Finding 5: More than one in seven students were in contact with the juvenile justice system between seventh and twelfth grade. Students who were suspended or expelled had a greater likelihood of contact with the juvenile justice system in their middle or high school years, particularly when they were disciplined multiple times.

Many people would believe that a child that cannot behave in school is more likely to have contact with the juvenile justice system than a child who conforms in the academic environment. What this study has determined is that this link between discipline and delinquency is quite complex when the goal of school discipline is outlined. The fundamental goal of school discipline is to increase compliance and prevent additional rule breaking which in turn would decrease the chance a child would interact with the juvenile justice system. What the study found was that when a student was suspended or expelled for a discretionary school disciplinary violation, this action nearly tripled (2.85 times) the likelihood of juvenile justice contact in the subsequent school year. Each additional disciplinary encounter increased the likelihood even more. In essence the fundamental goal of discretionary school discipline is not being met. In fact it is having the opposite effect. In light of this, school and juvenile justice professionals have an invested interest in determining what needs to change and what interventions need to be in place to decrease noncompliance of school rules and decrease movement into the juvenile justice system. 

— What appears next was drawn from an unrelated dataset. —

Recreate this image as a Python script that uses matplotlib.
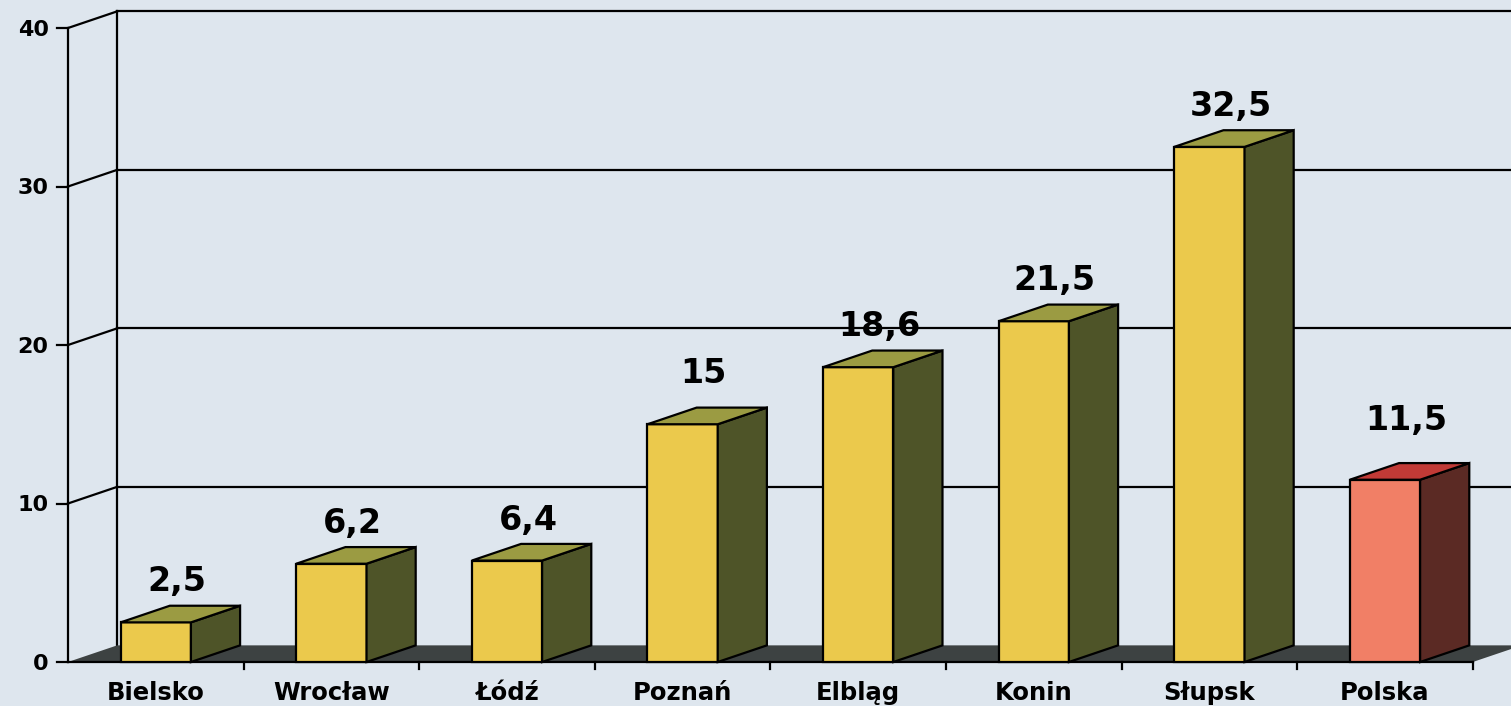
import matplotlib
matplotlib.use("Agg")
import matplotlib.pyplot as plt
from matplotlib.patches import Polygon

# ---- data ----
categories = ["Bielsko", "Wrocław", "Łódź", "Poznań", "Elbląg", "Konin", "Słupsk", "Polska"]
values = [2.5, 6.2, 6.4, 15, 18.6, 21.5, 32.5, 11.5]
y_ticks = [0, 10, 20, 30, 40]
y_tick_labels = ["0", "10", "20", "30", "40"]
highlight = "Polska"

# ---- style ----
BG = "#dee6ee"
FLOOR = "#3d4242"
FRONT, SIDE, TOP = "#ebc94c", "#4e5428", "#9b9b42"
HFRONT, HSIDE, HTOP = "#f17f66", "#5b2a24", "#c13a36"
LW = 1.6
FONT = "DejaVu Sans"
label_lift_px = [0, 0, 0, 10, 0, 0, 0, 19]   # extra lift of value labels (pixels)

W, H, DPI = 1511, 706, 100
fig = plt.figure(figsize=(W / DPI, H / DPI), dpi=DPI, facecolor=BG)
ax = fig.add_axes([0, 0, 1, 1])
ax.set_facecolor(BG)
ax.axis("off")

# pixel mapping: x = 0 at px 68, 175.6 px per category; y = 0 at px 662 (from top), 15.85 px per unit
PX_X, X0 = 175.6, 68
PX_Y, Y0 = 15.85, 662
ax.set_xlim(-X0 / PX_X, (W - X0) / PX_X)
ax.set_ylim(-(H - Y0) / PX_Y, Y0 / PX_Y)

n = len(categories)
ymax = y_ticks[-1]
dx, dy = 0.28, 1.05   # depth offset in data units
bw = 0.4              # bar front width

# back wall gridlines
xr = (W - X0) / PX_X + 1
for v in y_ticks[1:]:
    ax.plot([dx, xr], [v + dy, v + dy], color="black", lw=LW, zorder=1)
# back wall left edge
ax.plot([dx, dx], [dy, ymax + dy], color="black", lw=LW, zorder=1)
# left wall diagonals
for v in y_ticks[1:]:
    ax.plot([0, dx], [v, v + dy], color="black", lw=LW, zorder=1)
# front axis line
ax.plot([0, 0], [0, ymax], color="black", lw=LW, zorder=3)
# y ticks and labels
for v, lab in zip(y_ticks, y_tick_labels):
    ax.plot([-0.063, 0], [v, v], color="black", lw=LW, zorder=3)
    ax.text(-0.11, v - 0.5, lab, ha="right", va="baseline", fontsize=16,
            fontweight="bold", family=FONT, zorder=4)

# floor
floor = Polygon([(0, 0), (n, 0), (n + dx, dy), (dx, dy)], closed=True,
                facecolor=FLOOR, edgecolor="none", zorder=2)
ax.add_patch(floor)
ax.plot([0, n], [0, 0], color="black", lw=LW, zorder=3)
# category ticks
for i in range(1, n + 1):
    ax.plot([i, i], [0, -0.45], color="black", lw=LW, zorder=3)

# bars
xs = [i + 0.5 for i in range(n)]
for x, v, cat, lift in zip(xs, values, categories, label_lift_px):
    hl = cat == highlight
    fc, sc, tc = (HFRONT, HSIDE, HTOP) if hl else (FRONT, SIDE, TOP)
    x0, x1 = x - bw / 2, x + bw / 2
    ax.bar(x, v, width=bw, bottom=0, color=fc, edgecolor="black", linewidth=LW, zorder=5)
    side = Polygon([(x1, 0), (x1 + dx, dy), (x1 + dx, v + dy), (x1, v)], closed=True,
                   facecolor=sc, edgecolor="black", linewidth=LW, zorder=5)
    top = Polygon([(x0, v), (x1, v), (x1 + dx, v + dy), (x0 + dx, v + dy)], closed=True,
                  facecolor=tc, edgecolor="black", linewidth=LW, zorder=5)
    ax.add_patch(side)
    ax.add_patch(top)
    lab = f"{v:g}".replace(".", ",")
    ax.text(x + 0.12, v + dy + 0.9 + lift / PX_Y, lab, ha="center", va="baseline",
            fontsize=24, fontweight="bold", family=FONT, zorder=6)
    ax.text(x, -2.4, cat, ha="center", va="baseline", fontsize=17.5,
            fontweight="bold", family=FONT, zorder=6)

fig.savefig("out.png", dpi=DPI, facecolor=BG)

Finding 6: Schools that had similar student populations and were alike in other important regards varied significantly in how often they suspended or expelled pupils.

With the implications of school discipline being a concern to juvenile justice and negatively impacting the lives of thousands of children, this finding is the most disturbing of all. Schools are not reacting the same to common challenges and the discipline meted out can be very different regardless of the similarities in student and environmental characteristics. Essentially, how and when a student is disciplined depends on what school they attend. Even schools within districts were found to have very different disciplinary rates. The study also found that schools that rely heavily on the use of suspension and expulsion did not achieve better academic outcomes overall.

What the “Breaking Schools’ Rules” study found is that school administrators have an incredible amount of power to change the course of a child’s future and impact the juvenile justice system. The decision to suspend or expel a child based on arbitrary, locally-agreed upon school Codes of Conduct have enormous consequences. This study also shows that the desired outcome of disciplinary actions, i.e. less rule breaking and more conformity, is not occurring. Due to this, we as professionals in the juvenile justice realm, especially those working in the schools, need to work closely with academic professionals to determine what interventions we need to be using to have positive outcomes on our children and consequently our communities. If we do not want to continue the trend of drop-outs and juvenile justice contact, we need to relook at our school disciplinary policies. If it’s not working, we need to do something different. Our children’s futures depend on it.